**Recorded data:**

— Start —

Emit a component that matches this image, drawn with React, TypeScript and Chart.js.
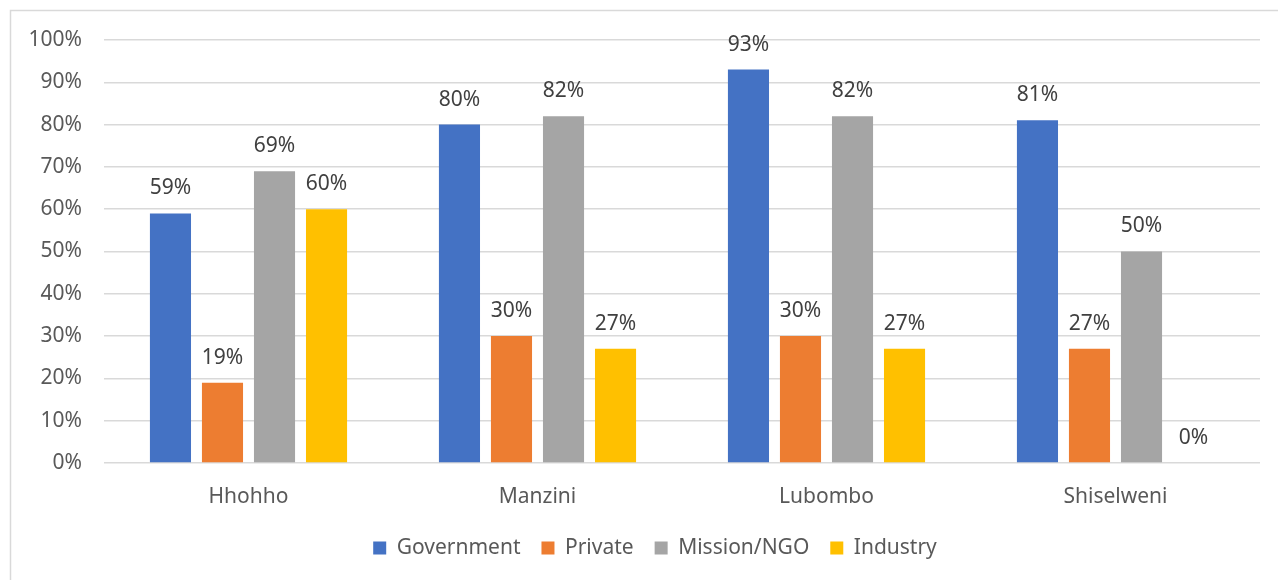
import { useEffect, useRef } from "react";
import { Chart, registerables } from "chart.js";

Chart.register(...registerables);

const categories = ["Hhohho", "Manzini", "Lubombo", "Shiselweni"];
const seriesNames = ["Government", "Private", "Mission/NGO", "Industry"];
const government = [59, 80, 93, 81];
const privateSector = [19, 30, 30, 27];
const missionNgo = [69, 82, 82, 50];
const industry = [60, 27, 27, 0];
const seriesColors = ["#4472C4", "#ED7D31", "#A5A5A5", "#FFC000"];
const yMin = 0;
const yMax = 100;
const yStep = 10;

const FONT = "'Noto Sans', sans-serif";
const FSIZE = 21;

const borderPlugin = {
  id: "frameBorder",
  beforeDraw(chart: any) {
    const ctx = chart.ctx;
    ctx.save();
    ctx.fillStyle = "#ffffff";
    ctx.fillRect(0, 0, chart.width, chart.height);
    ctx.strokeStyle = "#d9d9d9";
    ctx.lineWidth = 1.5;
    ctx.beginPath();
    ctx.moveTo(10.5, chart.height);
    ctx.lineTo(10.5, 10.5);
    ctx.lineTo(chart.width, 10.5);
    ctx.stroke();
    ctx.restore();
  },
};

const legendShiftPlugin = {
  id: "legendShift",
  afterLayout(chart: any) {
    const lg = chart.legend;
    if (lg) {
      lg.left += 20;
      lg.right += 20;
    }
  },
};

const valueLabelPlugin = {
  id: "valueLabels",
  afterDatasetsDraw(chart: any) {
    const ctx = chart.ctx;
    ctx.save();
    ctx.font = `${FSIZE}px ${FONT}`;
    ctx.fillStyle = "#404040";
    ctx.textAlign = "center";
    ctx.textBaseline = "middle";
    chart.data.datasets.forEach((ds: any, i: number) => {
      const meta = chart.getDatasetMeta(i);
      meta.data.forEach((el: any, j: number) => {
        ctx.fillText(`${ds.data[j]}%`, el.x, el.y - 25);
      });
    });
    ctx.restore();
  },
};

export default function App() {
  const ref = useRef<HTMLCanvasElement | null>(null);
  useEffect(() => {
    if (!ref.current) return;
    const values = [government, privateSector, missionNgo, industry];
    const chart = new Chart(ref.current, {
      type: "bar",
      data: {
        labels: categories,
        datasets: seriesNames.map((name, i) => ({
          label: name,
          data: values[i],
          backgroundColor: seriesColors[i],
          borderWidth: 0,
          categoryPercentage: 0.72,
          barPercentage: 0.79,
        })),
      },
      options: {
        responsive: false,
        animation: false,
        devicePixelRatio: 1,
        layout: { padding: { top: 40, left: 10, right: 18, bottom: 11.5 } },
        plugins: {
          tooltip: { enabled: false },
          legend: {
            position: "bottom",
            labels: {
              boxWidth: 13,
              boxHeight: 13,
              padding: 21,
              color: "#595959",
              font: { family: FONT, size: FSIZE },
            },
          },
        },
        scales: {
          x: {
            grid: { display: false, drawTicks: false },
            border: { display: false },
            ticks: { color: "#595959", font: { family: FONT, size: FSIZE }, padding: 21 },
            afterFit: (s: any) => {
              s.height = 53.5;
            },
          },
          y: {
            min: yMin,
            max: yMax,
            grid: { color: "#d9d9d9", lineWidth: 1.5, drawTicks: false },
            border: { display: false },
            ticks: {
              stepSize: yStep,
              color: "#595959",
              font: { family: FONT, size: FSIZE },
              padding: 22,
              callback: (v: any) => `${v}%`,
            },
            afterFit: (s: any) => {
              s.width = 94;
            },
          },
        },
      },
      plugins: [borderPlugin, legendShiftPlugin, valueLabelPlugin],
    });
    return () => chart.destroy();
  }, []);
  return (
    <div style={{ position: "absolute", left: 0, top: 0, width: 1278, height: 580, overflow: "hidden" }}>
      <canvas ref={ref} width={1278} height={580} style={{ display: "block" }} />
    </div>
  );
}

— End —

**Direction:** Give an exact reproduction of every line, leaving out any picture.

**Problem solution:**
Emit a component that matches this image, drawn with React, TypeScript and Chart.js.
import { useEffect, useRef } from "react";
import { Chart, registerables } from "chart.js";

Chart.register(...registerables);

const categories = ["Hhohho", "Manzini", "Lubombo", "Shiselweni"];
const seriesNames = ["Government", "Private", "Mission/NGO", "Industry"];
const government = [59, 80, 93, 81];
const privateSector = [19, 30, 30, 27];
const missionNgo = [69, 82, 82, 50];
const industry = [60, 27, 27, 0];
const seriesColors = ["#4472C4", "#ED7D31", "#A5A5A5", "#FFC000"];
const yMin = 0;
const yMax = 100;
const yStep = 10;

const FONT = "'Noto Sans', sans-serif";
const FSIZE = 21;

const borderPlugin = {
  id: "frameBorder",
  beforeDraw(chart: any) {
    const ctx = chart.ctx;
    ctx.save();
    ctx.fillStyle = "#ffffff";
    ctx.fillRect(0, 0, chart.width, chart.height);
    ctx.strokeStyle = "#d9d9d9";
    ctx.lineWidth = 1.5;
    ctx.beginPath();
    ctx.moveTo(10.5, chart.height);
    ctx.lineTo(10.5, 10.5);
    ctx.lineTo(chart.width, 10.5);
    ctx.stroke();
    ctx.restore();
  },
};

const legendShiftPlugin = {
  id: "legendShift",
  afterLayout(chart: any) {
    const lg = chart.legend;
    if (lg) {
      lg.left += 20;
      lg.right += 20;
    }
  },
};

const valueLabelPlugin = {
  id: "valueLabels",
  afterDatasetsDraw(chart: any) {
    const ctx = chart.ctx;
    ctx.save();
    ctx.font = `${FSIZE}px ${FONT}`;
    ctx.fillStyle = "#404040";
    ctx.textAlign = "center";
    ctx.textBaseline = "middle";
    chart.data.datasets.forEach((ds: any, i: number) => {
      const meta = chart.getDatasetMeta(i);
      meta.data.forEach((el: any, j: number) => {
        ctx.fillText(`${ds.data[j]}%`, el.x, el.y - 25);
      });
    });
    ctx.restore();
  },
};

export default function App() {
  const ref = useRef<HTMLCanvasElement | null>(null);
  useEffect(() => {
    if (!ref.current) return;
    const values = [government, privateSector, missionNgo, industry];
    const chart = new Chart(ref.current, {
      type: "bar",
      data: {
        labels: categories,
        datasets: seriesNames.map((name, i) => ({
          label: name,
          data: values[i],
          backgroundColor: seriesColors[i],
          borderWidth: 0,
          categoryPercentage: 0.72,
          barPercentage: 0.79,
        })),
      },
      options: {
        responsive: false,
        animation: false,
        devicePixelRatio: 1,
        layout: { padding: { top: 40, left: 10, right: 18, bottom: 11.5 } },
        plugins: {
          tooltip: { enabled: false },
          legend: {
            position: "bottom",
            labels: {
              boxWidth: 13,
              boxHeight: 13,
              padding: 21,
              color: "#595959",
              font: { family: FONT, size: FSIZE },
            },
          },
        },
        scales: {
          x: {
            grid: { display: false, drawTicks: false },
            border: { display: false },
            ticks: { color: "#595959", font: { family: FONT, size: FSIZE }, padding: 21 },
            afterFit: (s: any) => {
              s.height = 53.5;
            },
          },
          y: {
            min: yMin,
            max: yMax,
            grid: { color: "#d9d9d9", lineWidth: 1.5, drawTicks: false },
            border: { display: false },
            ticks: {
              stepSize: yStep,
              color: "#595959",
              font: { family: FONT, size: FSIZE },
              padding: 22,
              callback: (v: any) => `${v}%`,
            },
            afterFit: (s: any) => {
              s.width = 94;
            },
          },
        },
      },
      plugins: [borderPlugin, legendShiftPlugin, valueLabelPlugin],
    });
    return () => chart.destroy();
  }, []);
  return (
    <div style={{ position: "absolute", left: 0, top: 0, width: 1278, height: 580, overflow: "hidden" }}>
      <canvas ref={ref} width={1278} height={580} style={{ display: "block" }} />
    </div>
  );
}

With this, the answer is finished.